4 Boasting about tomorrow
Now listen, you who say, “Today or tomorrow we will go to this or that city, spend a year there, carry on business and make money”. Why you do not even know what will happen tomorrow. What is your life? You are a mist that appears for a little while and then vanishes.
James 4: 13-14 [NIV]
James 4: 13-14 [NIV]
James takes issue with the businessman – not because he wants to make money, not because he plans for the future, but because he thinks the future is under his control. He boasts about what he can do but he leaves God out of the equation.
Who knows what is going to happen in the future? Some people have got it wrong in a spectacular fashion. Here are a few of their predictions:
I think there is a world market for maybe five computers.

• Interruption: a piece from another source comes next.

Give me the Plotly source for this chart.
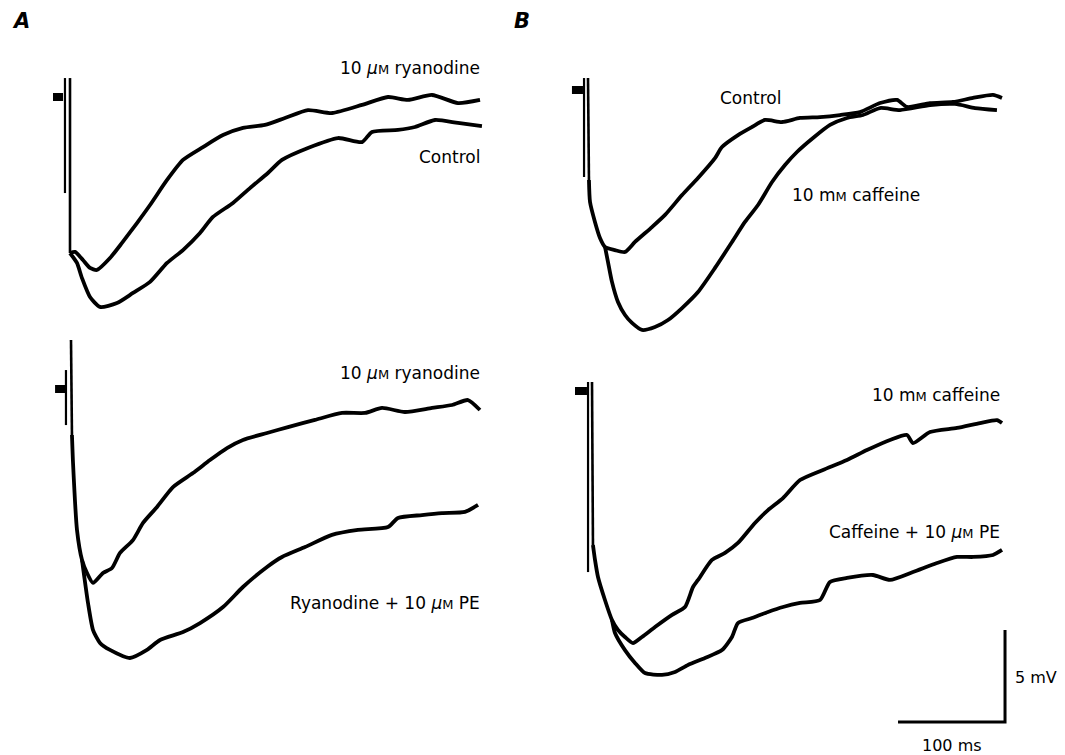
import plotly.graph_objects as go

W, H = 1065, 755

# ---------------- Panel A, top: 10 uM ryanodine vs Control ----------------
a_top_stub_t = [-15.9, -6.5]
a_top_stub_v = [0.0, 0.0]
a_top_art_t = [-4.7, -4.7]
a_top_art_v = [1.03, -5.22]
a_top_art2_t = [0, 0]
a_top_art2_v = [1.03, -8.48]
a_top_ryan_t = [0, 4.7, 12.1, 18.7, 25.2, 37.4, 48.6, 62.6, 74.8, 90.7, 105.6, 124.3, 143.0,
                161.7, 182.2, 200.9, 222.4, 244.9, 272.9, 297.2, 315.9, 338.3, 362.6, 383.2]
a_top_ryan_v = [-8.48, -8.42, -8.86, -9.29, -9.40, -8.75, -7.93, -6.85, -5.87, -4.51, -3.42,
                -2.72, -2.07, -1.68, -1.52, -1.14, -0.71, -0.87, -0.43, 0.0, -0.16, 0.11, -0.33, -0.16]
a_top_ctrl_t = [0, 6.5, 11.2, 18.7, 28.0, 43.9, 58.9, 74.8, 90.7, 105.6, 121.5, 133.6, 152.3, 168.2,
                185.0, 198.1, 222.4, 250.5, 272.9, 282.2, 306.5, 322.4, 341.1, 362.6, 385.0]
a_top_ctrl_v = [-8.48, -9.02, -9.84, -10.87, -11.41, -11.20, -10.65, -10.05, -9.02, -8.32, -7.39,
                -6.52, -5.76, -4.95, -4.13, -3.42, -2.77, -2.23, -2.45, -1.90, -1.79, -1.63, -1.25,
                -1.41, -1.58]

# ---------------- Panel A, bottom: ryanodine vs ryanodine + PE ----------------
a_bot_stub_t = [-14.9, -5.6]
a_bot_stub_v = [0.0, 0.0]
a_bot_art_t = [-4.7, -4.7]
a_bot_art_v = [1.03, -1.96]
a_bot_art2_t = [0, 0.9]
a_bot_art2_v = [2.66, -2.5]
a_bot_ryan_t = [0.9, 1.9, 5.6, 10.3, 15.0, 20.6, 29.9, 38.3, 45.8, 57.9, 67.3, 80.4, 95.3, 114.0,
                129.9, 145.8, 160.7, 183.2, 202.8, 228.0, 253.3, 274.8, 290.7, 312.1, 337.4, 356.1,
                371.0, 382.2]
a_bot_ryan_v = [-2.5, -4.02, -7.66, -9.29, -10.0, -10.54, -10.0, -9.73, -8.91, -8.21, -7.28,
                -6.41, -5.33, -4.57, -3.86, -3.21, -2.77, -2.39, -2.07, -1.68, -1.30, -1.30, -1.03,
                -1.25, -1.03, -0.87, -0.60, -1.14]
a_bot_pe_t = [10.3, 15.9, 20.6, 27.1, 36.4, 55.1, 71.0, 83.2, 104.7, 120.6, 142.1, 160.7, 183.2,
              197.2, 218.7, 243.9, 268.2, 296.3, 305.6, 328.0, 346.7, 368.2, 380.4]
a_bot_pe_v = [-9.29, -11.63, -13.10, -13.80, -14.18, -14.62, -14.18, -13.64, -13.21, -12.72, -11.85,
              -10.76, -9.67, -9.13, -8.59, -7.93, -7.66, -7.50, -7.01, -6.85, -6.74, -6.68, -6.30]

# ---------------- Panel B, top: Control vs 10 mM caffeine ----------------
b_top_stub_t = [-15.0, -4.7]
b_top_stub_v = [0.0, 0.0]
b_top_art_t = [-3.7, -3.7]
b_top_art_v = [0.65, -4.73]
b_top_art2_t = [0, 0.9]
b_top_art2_v = [0.65, -4.89]
b_top_ctrl_t = [0.9, 1.9, 6.5, 11.2, 15.9, 25.2, 34.6, 43.9, 59.8, 72.0, 87.9, 102.8, 118.7,
                125.2, 140.2, 153.3, 165.4, 181.3, 198.1, 216.8, 235.5, 254.2, 272.9, 288.8, 298.1,
                319.6, 341.1, 359.8, 378.5, 386.9]
b_top_ctrl_v = [-4.89, -6.09, -7.17, -8.04, -8.53, -8.70, -8.80, -8.26, -7.45, -6.79, -5.71,
                -4.78, -3.70, -3.10, -2.45, -2.01, -1.63, -1.74, -1.52, -1.47, -1.36, -1.20, -0.71,
                -0.54, -0.92, -0.71, -0.65, -0.43, -0.27, -0.43]
b_top_caf_t = [15.9, 18.7, 22.4, 28.0, 34.6, 41.1, 50.5, 62.6, 74.8, 87.9, 102.8, 118.7, 134.6,
               146.7, 158.9, 172.0, 184.1, 195.3, 210.3, 226.2, 242.1, 257.0, 272.9, 291.6, 319.6,
               343.0, 361.7, 382.2]
b_top_caf_v = [-8.53, -9.35, -10.43, -11.52, -12.23, -12.66, -13.04, -12.88, -12.50, -11.85,
               -10.98, -9.67, -8.26, -7.17, -6.25, -5.00, -4.08, -3.37, -2.61, -1.90, -1.52, -1.36,
               -0.98, -1.09, -0.82, -0.76, -0.98, -1.09]

# ---------------- Panel B, bottom: caffeine vs caffeine + PE ----------------
b_bot_stub_t = [-15.9, -4.7]
b_bot_stub_v = [0.0, 0.0]
b_bot_art_t = [-3.7, -3.7]
b_bot_art_v = [0.49, -9.84]
b_bot_art2_t = [0, 0.9]
b_bot_art2_v = [0.49, -8.37]
b_bot_caf_t = [0.9, 2.8, 5.6, 12.1, 18.7, 24.3, 30.8, 38.3, 46.7, 58.9, 74.8, 86.9, 94.4, 99.1,
               112.1, 124.3, 136.4, 152.3, 164.5, 178.5, 194.4, 215.9, 238.3, 257.0, 278.5, 294.4,
               300.0, 315.9, 341.1, 362.6, 378.5, 383.2]
b_bot_caf_v = [-8.37, -9.18, -10.11, -11.36, -12.45, -12.99, -13.37, -13.70, -13.37, -12.83,
               -12.17, -11.74, -10.65, -10.27, -9.18, -8.80, -8.26, -7.17, -6.47, -5.82, -4.84,
               -4.29, -3.75, -3.21, -2.66, -2.39, -2.83, -2.23, -2.01, -1.74, -1.58, -1.74]
b_bot_pe_t = [18.7, 21.5, 30.8, 40.2, 49.5, 65.4, 77.6, 89.7, 105.6, 121.5, 130.8, 136.4, 149.5,
              164.5, 178.5, 194.4, 213.1, 222.4, 238.3, 262.6, 278.5, 300.0, 322.4, 341.1, 356.1,
              374.8, 383.2]
b_bot_pe_v = [-12.45, -13.15, -14.08, -14.78, -15.33, -15.43, -15.27, -14.89, -14.51, -14.08,
              -13.37, -12.61, -12.34, -12.01, -11.74, -11.52, -11.36, -10.38, -10.16, -10.00,
              -10.27, -9.84, -9.35, -9.02, -9.02, -8.91, -8.64]

# Scale bar: 100 ms, 5 mV
scale_ms = 100
scale_mv = 5
scale_origin_t = 286.0
scale_origin_v = -17.99

fig = go.Figure()


def add(t, v, xa, ya, width=3.8, smooth=True):
    line = dict(color="black", width=width)
    if smooth:
        line.update(shape="spline", smoothing=0.6)
    fig.add_trace(go.Scatter(x=t, y=v, mode="lines", xaxis=xa, yaxis=ya, line=line,
                             hoverinfo="skip", showlegend=False))


def stim(stub_t, stub_v, art_t, art_v, art2_t, art2_v, xa, ya):
    add(stub_t, stub_v, xa, ya, 8, False)
    add(art_t, art_v, xa, ya, 2.2, False)
    add(art2_t, art2_v, xa, ya, 2.6, False)


# panel A top
stim(a_top_stub_t, a_top_stub_v, a_top_art_t, a_top_art_v, a_top_art2_t, a_top_art2_v, "x", "y")
add(a_top_ctrl_t, a_top_ctrl_v, "x", "y")
add(a_top_ryan_t, a_top_ryan_v, "x", "y")
# panel A bottom
stim(a_bot_stub_t, a_bot_stub_v, a_bot_art_t, a_bot_art_v, a_bot_art2_t, a_bot_art2_v, "x2", "y2")
add(a_bot_pe_t, a_bot_pe_v, "x2", "y2")
add(a_bot_ryan_t, a_bot_ryan_v, "x2", "y2")
# panel B top
stim(b_top_stub_t, b_top_stub_v, b_top_art_t, b_top_art_v, b_top_art2_t, b_top_art2_v, "x3", "y3")
add(b_top_caf_t, b_top_caf_v, "x3", "y3")
add(b_top_ctrl_t, b_top_ctrl_v, "x3", "y3")
# panel B bottom
stim(b_bot_stub_t, b_bot_stub_v, b_bot_art_t, b_bot_art_v, b_bot_art2_t, b_bot_art2_v, "x4", "y4")
add(b_bot_pe_t, b_bot_pe_v, "x4", "y4")
add(b_bot_caf_t, b_bot_caf_v, "x4", "y4")
# scale bar
add([scale_origin_t, scale_origin_t + scale_ms, scale_origin_t + scale_ms],
    [scale_origin_v, scale_origin_v, scale_origin_v + scale_mv], "x4", "y4", 3, False)


def px_x(p):
    return p / W


def px_y(p):
    return 1 - p / H


PX_MS = 1.07   # pixels per ms
PX_MV = 18.4   # pixels per mV


def axes(x0, x1, y0, y1, xs, yb, xname):
    xr = [(x0 - xs) / PX_MS, (x1 - xs) / PX_MS]
    yr = [(yb - y1) / PX_MV, (yb - y0) / PX_MV]
    xa = dict(domain=[px_x(x0), px_x(x1)], range=xr, visible=False, fixedrange=True,
              anchor="y" + xname)
    ya = dict(domain=[px_y(y1), px_y(y0)], range=yr, visible=False, fixedrange=True,
              anchor="x" + xname)
    return xa, ya


xa1, ya1 = axes(40, 500, 55, 325, 70, 97, "")
xa2, ya2 = axes(40, 500, 330, 670, 71, 389, "2")
xa3, ya3 = axes(560, 1020, 55, 340, 588, 90, "3")
xa4, ya4 = axes(560, 1020, 370, 735, 592, 391, "4")

FONT = dict(family="DejaVu Sans", size=17, color="black")
SM = "<span style='font-size:13px'>M</span>"
MU = "<i>\u03bc</i>" + SM
MM = "m" + SM


def label(text, x, y, anchor="right", size=None):
    f = dict(FONT)
    if size:
        f["size"] = size
    return dict(text=text, x=px_x(x), y=px_y(y), xref="paper", yref="paper",
                xanchor=anchor, yanchor="middle", showarrow=False, font=f)


annotations = [
    label("<b><i>A</i></b>", 10, 21, "left", 21),
    label("<b><i>B</i></b>", 512, 21, "left", 21),
    label("10 " + MU + " ryanodine", 482, 68),
    label("Control", 482, 157),
    label("10 " + MU + " ryanodine", 482, 373),
    label("Ryanodine + 10 " + MU + " PE", 482, 603),
    label("Control", 718, 98, "left"),
    label("10 " + MM + " caffeine", 790, 195, "left"),
    label("10 " + MM + " caffeine", 1002, 395),
    label("Caffeine + 10 " + MU + " PE", 1002, 532),
    label("5 mV", 1013, 677, "left", 16),
    label("100 ms", 952, 745, "center", 16),
]

fig.update_layout(
    width=W, height=H,
    margin=dict(l=0, r=0, t=0, b=0),
    paper_bgcolor="white", plot_bgcolor="rgba(0,0,0,0)",
    xaxis=xa1, yaxis=ya1, xaxis2=xa2, yaxis2=ya2,
    xaxis3=xa3, yaxis3=ya3, xaxis4=xa4, yaxis4=ya4,
    annotations=annotations,
    showlegend=False,
)

fig.write_html("out.html", config={"displayModeBar": False})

[Thomas Watson, chairman of IBM, 1943]
We don't like their sound, and guitar music is on the way out.
[Decca Recording Co. rejecting the Beatles, 1962.]
Heavier-than-air flying machines are impossible.
[Lord Kelvin, President of the Royal Society, 1895.]
We can get so used to the daily routine of living our life that we forget that we have no ultimate control over it. We get annoyed when the smooth running of our life is disrupted by a tailback on the motorway, a piece of technology which will not work or a domestic emergency or illness.
A Syrian Bishop put it like this: I don't know what the future holds, but I do know who holds the future.
We need to lead our lives in the full expectation that God may well break in at some stage and change the plans we have made. He is God, after all.
Lord, help me not to be so attached to the plans I have made that I have no time for yours.